What does belonging feel like? When Marina Uehara asks international students what makes them feel like they belong, they often speak of a person who made time to greet them, answer their questions, and get to know them.
What doesn’t help with belonging? Not surprisingly, most students cited bureaucratic processes and paperwork.
Marina and her coworkers in International Student and Scholar Services (ISSS) make it their mission to ensure students feel welcome. This includes helping them navigate the red tape that comes with crossing international borders to attend college.
Empathy rooted in personal experience
As ISSS’s director of student engagement, Marina connects students with the resources they need. She has planned educational events on topics such as how to survive Minnesota winters and how to use health insurance in the U.S. She supervises the University’s Culture Corps program, which helps international students develop leadership skills and connects them with project opportunities across the University.
A former international student herself, Marina brings a deep understanding of what students are going through. As an undergraduate at another institution, she witnessed how the school could’ve improved its treatment of international students after a distressing incident.
Marina also remembers how some of the faculty and staff at that institution “stepped up to the plate” for international students. She now uses that experience to inform her work today. “I knew how much of a difference [faculty and staff stepping up] made for me, my mental health, and my wellbeing.”
Besides the emotional support staff and faculty provide, they are also crucial for navigating bureaucratic processes. Marina likes to tell the story of getting her first Form I-20 when she was a University of Minnesota graduate student, and the staff member who helped her complete it. “I remember how he treated me in the five hundred questions I had to ask him,” she says. “And when I [joined the UMN] staff, I still remembered him as someone who had been kind to me.”
The staff member still works at the University. He and Marina once looked back on the conversation. “He pulled up the email from back then, and he was like, ‘Oh, yeah, you did ask a lot of questions.’ But now, we joke about it,” she says. Today, Marina is on the other end of the conversation, receiving the questions.
Centering students
Marina ensures that students are at the center of everything she does. “I call them my true north,” she says. “What guides me to want to be better? What puts me in check, to make sure that what I'm doing is right and right by them?”
Marina works to create programming tailored to students’ needs based on what she hears from them. For example, Marina collaborated with Global Minnesota® and other Minnesota higher ed institutions to create “Welcome to Your Home State,” a virtual orientation to living in Minnesota. The webinar covers common topics international students want to know about, including transportation, how to survive winter, and, of course, the Mall of America. The session’s content was “co-created with student voices,” per Marina.

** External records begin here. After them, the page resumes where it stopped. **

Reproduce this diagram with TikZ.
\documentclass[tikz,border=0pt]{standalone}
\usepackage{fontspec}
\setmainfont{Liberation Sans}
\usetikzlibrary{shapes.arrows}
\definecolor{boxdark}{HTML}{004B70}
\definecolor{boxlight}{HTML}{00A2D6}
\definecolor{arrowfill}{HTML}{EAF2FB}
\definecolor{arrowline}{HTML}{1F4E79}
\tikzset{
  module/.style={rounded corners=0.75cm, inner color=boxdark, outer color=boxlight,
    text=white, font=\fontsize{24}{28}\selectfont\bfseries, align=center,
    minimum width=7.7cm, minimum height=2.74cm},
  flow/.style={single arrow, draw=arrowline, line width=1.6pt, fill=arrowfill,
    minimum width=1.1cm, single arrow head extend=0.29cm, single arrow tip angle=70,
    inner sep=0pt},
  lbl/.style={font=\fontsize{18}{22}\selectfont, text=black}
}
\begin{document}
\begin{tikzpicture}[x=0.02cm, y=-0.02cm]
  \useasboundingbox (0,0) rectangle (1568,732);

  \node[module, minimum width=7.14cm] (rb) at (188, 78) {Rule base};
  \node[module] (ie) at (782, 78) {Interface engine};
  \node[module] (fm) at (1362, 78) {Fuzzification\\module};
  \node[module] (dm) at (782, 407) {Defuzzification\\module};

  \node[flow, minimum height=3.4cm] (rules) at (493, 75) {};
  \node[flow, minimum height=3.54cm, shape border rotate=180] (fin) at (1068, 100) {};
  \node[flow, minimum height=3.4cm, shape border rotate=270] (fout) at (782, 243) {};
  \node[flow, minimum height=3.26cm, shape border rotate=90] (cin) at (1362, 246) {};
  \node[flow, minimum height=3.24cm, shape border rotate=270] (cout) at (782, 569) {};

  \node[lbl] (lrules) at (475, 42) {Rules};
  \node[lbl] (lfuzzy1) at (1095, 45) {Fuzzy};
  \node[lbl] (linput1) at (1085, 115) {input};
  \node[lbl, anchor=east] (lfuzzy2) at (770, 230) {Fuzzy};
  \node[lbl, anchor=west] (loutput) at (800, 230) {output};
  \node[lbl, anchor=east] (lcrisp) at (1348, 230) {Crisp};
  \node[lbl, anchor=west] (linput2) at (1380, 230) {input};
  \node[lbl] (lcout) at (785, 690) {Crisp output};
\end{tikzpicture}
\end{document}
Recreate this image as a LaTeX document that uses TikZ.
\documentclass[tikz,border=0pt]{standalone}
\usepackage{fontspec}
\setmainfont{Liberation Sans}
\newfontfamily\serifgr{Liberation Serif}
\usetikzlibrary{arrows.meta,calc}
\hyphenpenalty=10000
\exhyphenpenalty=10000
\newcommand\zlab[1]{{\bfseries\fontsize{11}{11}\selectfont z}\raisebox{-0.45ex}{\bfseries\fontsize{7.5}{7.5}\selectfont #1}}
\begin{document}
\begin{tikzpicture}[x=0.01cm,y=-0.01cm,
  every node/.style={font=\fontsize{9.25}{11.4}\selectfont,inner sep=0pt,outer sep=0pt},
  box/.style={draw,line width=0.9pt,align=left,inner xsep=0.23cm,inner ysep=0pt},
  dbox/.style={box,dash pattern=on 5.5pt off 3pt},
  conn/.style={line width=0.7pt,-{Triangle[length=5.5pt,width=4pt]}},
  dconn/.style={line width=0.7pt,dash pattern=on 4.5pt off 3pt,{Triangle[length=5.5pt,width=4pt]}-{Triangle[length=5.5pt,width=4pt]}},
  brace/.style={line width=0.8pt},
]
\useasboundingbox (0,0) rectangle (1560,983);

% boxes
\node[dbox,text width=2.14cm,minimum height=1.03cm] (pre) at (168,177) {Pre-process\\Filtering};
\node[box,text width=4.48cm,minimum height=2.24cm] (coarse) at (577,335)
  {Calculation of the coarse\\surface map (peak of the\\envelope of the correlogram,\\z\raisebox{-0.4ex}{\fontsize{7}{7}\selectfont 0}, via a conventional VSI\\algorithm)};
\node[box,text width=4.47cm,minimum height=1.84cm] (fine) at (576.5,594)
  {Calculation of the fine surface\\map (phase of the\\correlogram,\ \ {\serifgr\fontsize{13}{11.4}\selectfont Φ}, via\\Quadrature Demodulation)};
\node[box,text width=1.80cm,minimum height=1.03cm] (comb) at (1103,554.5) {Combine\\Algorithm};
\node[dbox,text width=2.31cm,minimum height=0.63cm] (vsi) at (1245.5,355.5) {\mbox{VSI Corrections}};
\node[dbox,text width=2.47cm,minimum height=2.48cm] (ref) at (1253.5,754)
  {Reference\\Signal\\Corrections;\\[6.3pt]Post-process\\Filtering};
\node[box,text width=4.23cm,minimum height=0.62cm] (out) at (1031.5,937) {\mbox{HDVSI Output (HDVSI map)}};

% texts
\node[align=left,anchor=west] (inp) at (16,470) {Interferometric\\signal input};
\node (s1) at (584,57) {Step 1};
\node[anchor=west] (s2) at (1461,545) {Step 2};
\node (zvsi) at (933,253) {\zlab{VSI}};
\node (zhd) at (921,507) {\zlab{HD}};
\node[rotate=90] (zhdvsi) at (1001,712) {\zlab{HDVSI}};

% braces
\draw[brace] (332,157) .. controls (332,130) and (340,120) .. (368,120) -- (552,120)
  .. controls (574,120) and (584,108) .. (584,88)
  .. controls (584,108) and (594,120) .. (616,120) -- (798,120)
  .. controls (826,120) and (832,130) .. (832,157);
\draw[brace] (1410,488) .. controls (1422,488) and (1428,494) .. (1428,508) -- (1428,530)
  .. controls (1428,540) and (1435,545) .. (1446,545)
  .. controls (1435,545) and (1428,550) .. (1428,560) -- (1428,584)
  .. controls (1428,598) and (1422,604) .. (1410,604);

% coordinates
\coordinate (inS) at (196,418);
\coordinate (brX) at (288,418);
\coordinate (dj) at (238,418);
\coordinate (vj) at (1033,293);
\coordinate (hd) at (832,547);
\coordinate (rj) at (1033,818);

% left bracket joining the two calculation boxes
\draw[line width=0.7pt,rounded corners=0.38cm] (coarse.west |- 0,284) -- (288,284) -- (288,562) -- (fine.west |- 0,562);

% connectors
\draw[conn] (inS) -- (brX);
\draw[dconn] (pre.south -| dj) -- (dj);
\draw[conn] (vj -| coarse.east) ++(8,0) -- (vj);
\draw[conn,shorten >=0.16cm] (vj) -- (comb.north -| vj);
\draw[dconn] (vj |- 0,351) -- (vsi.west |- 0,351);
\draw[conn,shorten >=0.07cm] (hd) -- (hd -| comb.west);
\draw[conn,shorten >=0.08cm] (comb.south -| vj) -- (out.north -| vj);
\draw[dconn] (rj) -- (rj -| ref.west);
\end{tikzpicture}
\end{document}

Sometimes, a student comes with a situation that requires a personal touch. Marina and the ISSS team worked with an international student who was in remission from cancer to connect them to healthcare providers in Minnesota. Their Minnesota care team helped the student gather necessary documentation to continue their treatment plan while in the U.S.
A support network for students and staff
Facing visa delays and shifting regulations in 2025, Marina worked with colleagues across ISSS and the broader University to develop a process map to keep students moving through the system. If a student reaches out during any part of the visa process, staff can immediately help the student in completing any steps before or after that point in the process. This allows students to spend their time preparing for collegiate life rather than knocking on multiple doors for answers.
“We want you to go to the Bookstore, buy your books,” says Marina. “[We want international students] making friends, trying the dining hall.” Not chasing down paperwork and navigating red tape.
The students weren’t the only beneficiaries of the informal system. The collaboration across ISSS, undergraduate colleges, Admissions, Orientation and Transition Experiences, and Housing and Residential Life created a “support network” for University staff, according to Marina.
For her outstanding work, Marina received a 2025 President’s Award for Outstanding Service.
Marina's favorite spots on campus
Marina loves the Arboretum in Victoria, and the St. Paul side of the Twin Cities campus has a special place in her heart. “It’s peaceful,” she shares.
Oh, and of course: “Anywhere that has free food.” Once a student, always a student.